• **Data lines**
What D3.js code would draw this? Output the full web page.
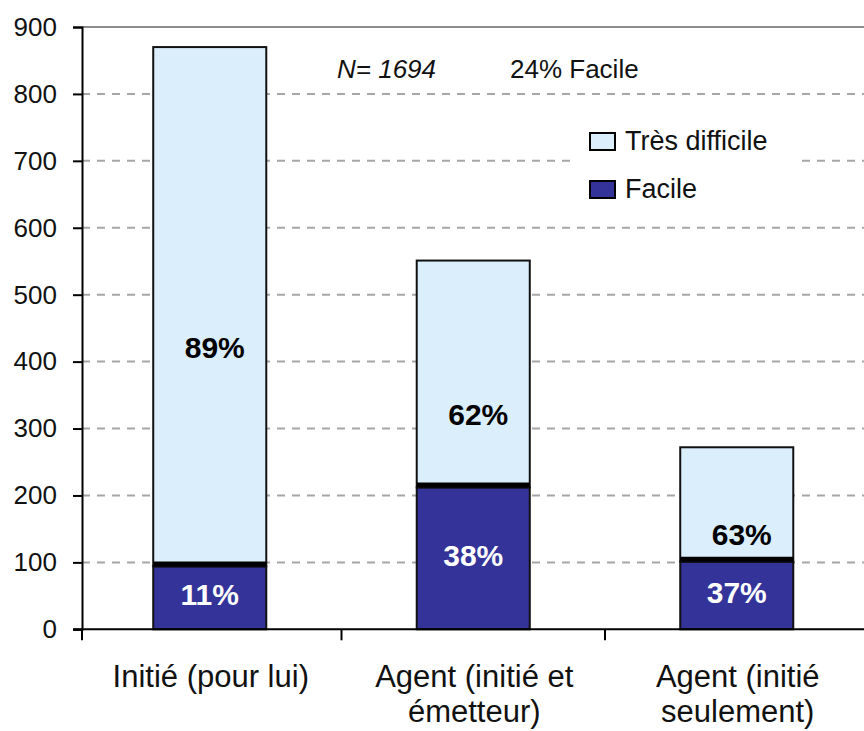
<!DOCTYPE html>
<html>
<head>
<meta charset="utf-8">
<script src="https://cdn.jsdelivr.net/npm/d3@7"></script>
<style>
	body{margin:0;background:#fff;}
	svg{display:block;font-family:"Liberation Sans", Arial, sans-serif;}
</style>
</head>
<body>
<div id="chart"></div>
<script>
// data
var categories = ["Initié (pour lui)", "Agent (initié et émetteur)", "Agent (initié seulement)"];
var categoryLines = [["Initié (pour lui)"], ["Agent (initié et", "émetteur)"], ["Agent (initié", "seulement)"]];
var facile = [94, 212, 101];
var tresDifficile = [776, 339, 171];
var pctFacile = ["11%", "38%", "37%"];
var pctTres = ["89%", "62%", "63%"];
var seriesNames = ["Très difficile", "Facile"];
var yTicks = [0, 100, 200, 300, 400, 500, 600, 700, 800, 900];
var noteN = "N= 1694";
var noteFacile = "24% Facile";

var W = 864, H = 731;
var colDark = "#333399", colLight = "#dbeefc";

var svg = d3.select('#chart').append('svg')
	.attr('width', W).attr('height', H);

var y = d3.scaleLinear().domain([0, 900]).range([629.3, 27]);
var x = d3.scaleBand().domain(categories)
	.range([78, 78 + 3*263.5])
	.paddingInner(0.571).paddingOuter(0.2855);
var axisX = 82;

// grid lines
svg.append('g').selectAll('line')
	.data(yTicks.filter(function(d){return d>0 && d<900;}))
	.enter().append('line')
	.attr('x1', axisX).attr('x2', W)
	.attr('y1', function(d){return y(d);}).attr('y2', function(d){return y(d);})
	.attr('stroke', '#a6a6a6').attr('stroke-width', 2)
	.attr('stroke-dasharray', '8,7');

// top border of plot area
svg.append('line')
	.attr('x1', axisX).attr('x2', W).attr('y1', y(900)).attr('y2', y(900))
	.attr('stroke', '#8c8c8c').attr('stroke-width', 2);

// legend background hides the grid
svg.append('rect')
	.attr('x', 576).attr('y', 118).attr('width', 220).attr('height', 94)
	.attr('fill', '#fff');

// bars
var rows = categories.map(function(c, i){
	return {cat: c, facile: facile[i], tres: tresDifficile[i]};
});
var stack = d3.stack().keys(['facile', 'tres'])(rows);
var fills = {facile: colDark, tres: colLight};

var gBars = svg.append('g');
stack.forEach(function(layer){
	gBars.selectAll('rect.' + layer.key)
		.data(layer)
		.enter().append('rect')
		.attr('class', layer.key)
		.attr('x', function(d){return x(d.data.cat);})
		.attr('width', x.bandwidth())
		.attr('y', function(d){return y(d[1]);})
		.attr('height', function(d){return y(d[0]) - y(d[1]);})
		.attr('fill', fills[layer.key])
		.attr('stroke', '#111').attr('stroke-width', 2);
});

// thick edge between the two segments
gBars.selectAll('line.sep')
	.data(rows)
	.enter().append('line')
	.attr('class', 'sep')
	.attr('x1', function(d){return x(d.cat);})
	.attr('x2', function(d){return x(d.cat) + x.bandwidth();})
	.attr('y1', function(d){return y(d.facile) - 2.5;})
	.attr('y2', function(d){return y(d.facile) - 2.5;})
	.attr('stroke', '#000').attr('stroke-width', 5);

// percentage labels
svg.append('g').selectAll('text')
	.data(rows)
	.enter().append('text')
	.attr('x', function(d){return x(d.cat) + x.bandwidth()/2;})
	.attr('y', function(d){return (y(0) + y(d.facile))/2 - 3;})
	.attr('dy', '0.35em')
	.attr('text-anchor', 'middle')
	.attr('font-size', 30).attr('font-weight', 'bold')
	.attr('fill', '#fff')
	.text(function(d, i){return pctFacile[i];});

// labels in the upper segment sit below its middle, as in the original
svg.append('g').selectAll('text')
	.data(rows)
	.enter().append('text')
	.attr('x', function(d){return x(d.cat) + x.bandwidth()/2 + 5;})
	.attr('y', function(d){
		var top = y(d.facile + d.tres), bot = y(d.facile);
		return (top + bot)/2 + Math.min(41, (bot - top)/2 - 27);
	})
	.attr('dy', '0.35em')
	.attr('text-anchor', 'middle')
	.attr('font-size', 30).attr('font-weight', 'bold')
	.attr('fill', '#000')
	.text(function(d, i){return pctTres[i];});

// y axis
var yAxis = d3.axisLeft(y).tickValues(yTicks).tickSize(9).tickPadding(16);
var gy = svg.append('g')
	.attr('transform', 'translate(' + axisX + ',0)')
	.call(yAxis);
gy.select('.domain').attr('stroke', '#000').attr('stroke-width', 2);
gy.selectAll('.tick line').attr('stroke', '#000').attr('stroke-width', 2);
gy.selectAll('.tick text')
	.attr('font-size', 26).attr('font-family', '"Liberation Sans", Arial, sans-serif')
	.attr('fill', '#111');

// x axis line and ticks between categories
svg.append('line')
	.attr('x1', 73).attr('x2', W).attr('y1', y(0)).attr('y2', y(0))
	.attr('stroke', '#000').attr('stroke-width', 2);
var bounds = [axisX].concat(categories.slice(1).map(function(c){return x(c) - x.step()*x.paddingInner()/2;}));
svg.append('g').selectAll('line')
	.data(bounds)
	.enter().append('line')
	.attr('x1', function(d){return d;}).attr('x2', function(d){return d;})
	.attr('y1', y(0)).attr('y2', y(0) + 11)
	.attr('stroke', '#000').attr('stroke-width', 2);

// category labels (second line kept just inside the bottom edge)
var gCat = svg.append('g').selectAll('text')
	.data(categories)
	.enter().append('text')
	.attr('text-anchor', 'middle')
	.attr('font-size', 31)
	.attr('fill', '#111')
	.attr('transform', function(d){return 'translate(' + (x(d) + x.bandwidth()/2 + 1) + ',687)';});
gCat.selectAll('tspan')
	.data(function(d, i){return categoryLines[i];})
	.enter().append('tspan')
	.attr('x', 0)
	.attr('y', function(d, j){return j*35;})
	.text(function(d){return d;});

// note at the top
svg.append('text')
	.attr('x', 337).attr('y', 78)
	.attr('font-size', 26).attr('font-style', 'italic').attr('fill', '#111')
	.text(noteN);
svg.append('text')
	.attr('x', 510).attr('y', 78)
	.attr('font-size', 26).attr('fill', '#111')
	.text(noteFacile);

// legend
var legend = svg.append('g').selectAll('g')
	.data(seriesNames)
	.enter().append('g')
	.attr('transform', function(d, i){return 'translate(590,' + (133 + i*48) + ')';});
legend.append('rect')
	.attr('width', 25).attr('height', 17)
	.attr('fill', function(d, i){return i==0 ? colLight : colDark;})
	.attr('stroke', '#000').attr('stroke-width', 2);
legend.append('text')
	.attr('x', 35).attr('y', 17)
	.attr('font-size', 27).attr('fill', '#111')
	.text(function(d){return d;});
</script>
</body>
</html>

• **What you will do**
Reproduce the material word for word, minus the images.

• **Exercise solution**
What D3.js code would draw this? Output the full web page.
<!DOCTYPE html>
<html>
<head>
<meta charset="utf-8">
<script src="https://cdn.jsdelivr.net/npm/d3@7"></script>
<style>
	body{margin:0;background:#fff;}
	svg{display:block;font-family:"Liberation Sans", Arial, sans-serif;}
</style>
</head>
<body>
<div id="chart"></div>
<script>
// data
var categories = ["Initié (pour lui)", "Agent (initié et émetteur)", "Agent (initié seulement)"];
var categoryLines = [["Initié (pour lui)"], ["Agent (initié et", "émetteur)"], ["Agent (initié", "seulement)"]];
var facile = [94, 212, 101];
var tresDifficile = [776, 339, 171];
var pctFacile = ["11%", "38%", "37%"];
var pctTres = ["89%", "62%", "63%"];
var seriesNames = ["Très difficile", "Facile"];
var yTicks = [0, 100, 200, 300, 400, 500, 600, 700, 800, 900];
var noteN = "N= 1694";
var noteFacile = "24% Facile";

var W = 864, H = 731;
var colDark = "#333399", colLight = "#dbeefc";

var svg = d3.select('#chart').append('svg')
	.attr('width', W).attr('height', H);

var y = d3.scaleLinear().domain([0, 900]).range([629.3, 27]);
var x = d3.scaleBand().domain(categories)
	.range([78, 78 + 3*263.5])
	.paddingInner(0.571).paddingOuter(0.2855);
var axisX = 82;

// grid lines
svg.append('g').selectAll('line')
	.data(yTicks.filter(function(d){return d>0 && d<900;}))
	.enter().append('line')
	.attr('x1', axisX).attr('x2', W)
	.attr('y1', function(d){return y(d);}).attr('y2', function(d){return y(d);})
	.attr('stroke', '#a6a6a6').attr('stroke-width', 2)
	.attr('stroke-dasharray', '8,7');

// top border of plot area
svg.append('line')
	.attr('x1', axisX).attr('x2', W).attr('y1', y(900)).attr('y2', y(900))
	.attr('stroke', '#8c8c8c').attr('stroke-width', 2);

// legend background hides the grid
svg.append('rect')
	.attr('x', 576).attr('y', 118).attr('width', 220).attr('height', 94)
	.attr('fill', '#fff');

// bars
var rows = categories.map(function(c, i){
	return {cat: c, facile: facile[i], tres: tresDifficile[i]};
});
var stack = d3.stack().keys(['facile', 'tres'])(rows);
var fills = {facile: colDark, tres: colLight};

var gBars = svg.append('g');
stack.forEach(function(layer){
	gBars.selectAll('rect.' + layer.key)
		.data(layer)
		.enter().append('rect')
		.attr('class', layer.key)
		.attr('x', function(d){return x(d.data.cat);})
		.attr('width', x.bandwidth())
		.attr('y', function(d){return y(d[1]);})
		.attr('height', function(d){return y(d[0]) - y(d[1]);})
		.attr('fill', fills[layer.key])
		.attr('stroke', '#111').attr('stroke-width', 2);
});

// thick edge between the two segments
gBars.selectAll('line.sep')
	.data(rows)
	.enter().append('line')
	.attr('class', 'sep')
	.attr('x1', function(d){return x(d.cat);})
	.attr('x2', function(d){return x(d.cat) + x.bandwidth();})
	.attr('y1', function(d){return y(d.facile) - 2.5;})
	.attr('y2', function(d){return y(d.facile) - 2.5;})
	.attr('stroke', '#000').attr('stroke-width', 5);

// percentage labels
svg.append('g').selectAll('text')
	.data(rows)
	.enter().append('text')
	.attr('x', function(d){return x(d.cat) + x.bandwidth()/2;})
	.attr('y', function(d){return (y(0) + y(d.facile))/2 - 3;})
	.attr('dy', '0.35em')
	.attr('text-anchor', 'middle')
	.attr('font-size', 30).attr('font-weight', 'bold')
	.attr('fill', '#fff')
	.text(function(d, i){return pctFacile[i];});

// labels in the upper segment sit below its middle, as in the original
svg.append('g').selectAll('text')
	.data(rows)
	.enter().append('text')
	.attr('x', function(d){return x(d.cat) + x.bandwidth()/2 + 5;})
	.attr('y', function(d){
		var top = y(d.facile + d.tres), bot = y(d.facile);
		return (top + bot)/2 + Math.min(41, (bot - top)/2 - 27);
	})
	.attr('dy', '0.35em')
	.attr('text-anchor', 'middle')
	.attr('font-size', 30).attr('font-weight', 'bold')
	.attr('fill', '#000')
	.text(function(d, i){return pctTres[i];});

// y axis
var yAxis = d3.axisLeft(y).tickValues(yTicks).tickSize(9).tickPadding(16);
var gy = svg.append('g')
	.attr('transform', 'translate(' + axisX + ',0)')
	.call(yAxis);
gy.select('.domain').attr('stroke', '#000').attr('stroke-width', 2);
gy.selectAll('.tick line').attr('stroke', '#000').attr('stroke-width', 2);
gy.selectAll('.tick text')
	.attr('font-size', 26).attr('font-family', '"Liberation Sans", Arial, sans-serif')
	.attr('fill', '#111');

// x axis line and ticks between categories
svg.append('line')
	.attr('x1', 73).attr('x2', W).attr('y1', y(0)).attr('y2', y(0))
	.attr('stroke', '#000').attr('stroke-width', 2);
var bounds = [axisX].concat(categories.slice(1).map(function(c){return x(c) - x.step()*x.paddingInner()/2;}));
svg.append('g').selectAll('line')
	.data(bounds)
	.enter().append('line')
	.attr('x1', function(d){return d;}).attr('x2', function(d){return d;})
	.attr('y1', y(0)).attr('y2', y(0) + 11)
	.attr('stroke', '#000').attr('stroke-width', 2);

// category labels (second line kept just inside the bottom edge)
var gCat = svg.append('g').selectAll('text')
	.data(categories)
	.enter().append('text')
	.attr('text-anchor', 'middle')
	.attr('font-size', 31)
	.attr('fill', '#111')
	.attr('transform', function(d){return 'translate(' + (x(d) + x.bandwidth()/2 + 1) + ',687)';});
gCat.selectAll('tspan')
	.data(function(d, i){return categoryLines[i];})
	.enter().append('tspan')
	.attr('x', 0)
	.attr('y', function(d, j){return j*35;})
	.text(function(d){return d;});

// note at the top
svg.append('text')
	.attr('x', 337).attr('y', 78)
	.attr('font-size', 26).attr('font-style', 'italic').attr('fill', '#111')
	.text(noteN);
svg.append('text')
	.attr('x', 510).attr('y', 78)
	.attr('font-size', 26).attr('fill', '#111')
	.text(noteFacile);

// legend
var legend = svg.append('g').selectAll('g')
	.data(seriesNames)
	.enter().append('g')
	.attr('transform', function(d, i){return 'translate(590,' + (133 + i*48) + ')';});
legend.append('rect')
	.attr('width', 25).attr('height', 17)
	.attr('fill', function(d, i){return i==0 ? colLight : colDark;})
	.attr('stroke', '#000').attr('stroke-width', 2);
legend.append('text')
	.attr('x', 35).attr('y', 17)
	.attr('font-size', 27).attr('fill', '#111')
	.text(function(d){return d;});
</script>
</body>
</html>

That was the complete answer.